Interviewed by Film 2000 with Jonathan Ross.

Grey Owl, I think, was the ultimate actor. Here was a man who grew up in Hastings, as a young boy dreamed of becoming an Indian and eventually did travel to North America to become an Indian, he became a Ojibwe Indian.

But he was also an environmentalist. He was an environmentalist before they knew what environmentalists were. He was a drunkard, he was a bigamist, he was as I say, the ultimate actor because he fooled so many people. He travelled England, he travelled America, he went on stage to the sounds of Moonlight Sonata in his full robes. And yet he came from Hastings! His name was Archie Belaney, and here he was as Grey Owl, so I thought it was quite funny and I thought it was very endearing and I thought it was quite a magical story.

So it worked on many levels, it worked on the level of me going away to play an Indian - and I just said yes to it and then realised I had to have braids. Having done the research, having lent myself to the whole character, I thought Oh my God, I've kind of said yes, but now I do have to have the pigtails.

And then of course, you throw Richard Attenborough in there as well. Lord Attenborough, film maker, humanitarian, and that was a big treat.

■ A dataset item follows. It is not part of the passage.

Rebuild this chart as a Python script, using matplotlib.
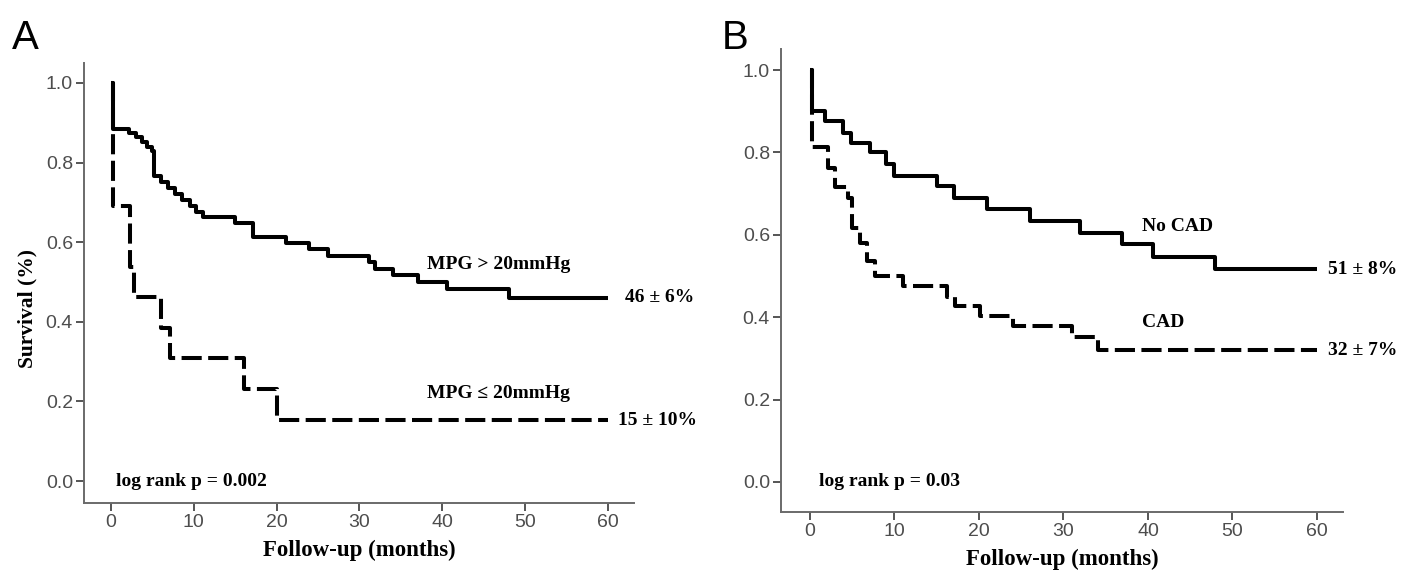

That was a big joy to work with him and to watch this man who is such a great age, and yet the stamina, the passion for film, the passion for actors, and the community of film is extraordinary.

I don't know if this is true, but I read that there were some aspects of Archie Belaney's life story, certainly the childhood, that kind of mirrors your own. Is that true and did that help you?

My childhood wasn't as bleak as his. My childhood was very rich in many ways. I grew up in Southern Ireland, on the River Boyne, and I grew up in nature, surrounded by nature, and I knew what it was like to have family and not have family and I knew what it was like to have that fracture in a childhood where you don't have a father figure. I have a great mother, but I didn't have a father figure and I knew what it was like to live with the aunts and I knew what it was like to live with the uncle. So there was a certain sympatico there towards his earlier years. You live in the imagination and luckily I lived in the imagination on a beautiful river in Southern Ireland in the countryside. So that was fantastic.

The movie has not been released in the US, it's gone straight to DVD...

Itt broke my heart that it didn't get a screening here. Because I thought how shallow of them. What went wrong? How? But you have to let that one go, and there are people who have seen the film, a number of people. As I was standing waiting for a plane the other day, seething actually because I'd missed it, scowling away, this business man and wife came up and they said we want to thank you for this film. And I just thought well there you go. So be it. If it touches some people out there, it moves them to want to do something about where they live, the community they're in, the world at large, the deforestation of the land, the pollution that's going into the oceans, then that is great. If it's only one or two people, then so be it.

Is it true you're a member of the Forest Stewardship Council?

Yes. I have children and it's for them, and for my children's children, that's really what it's about.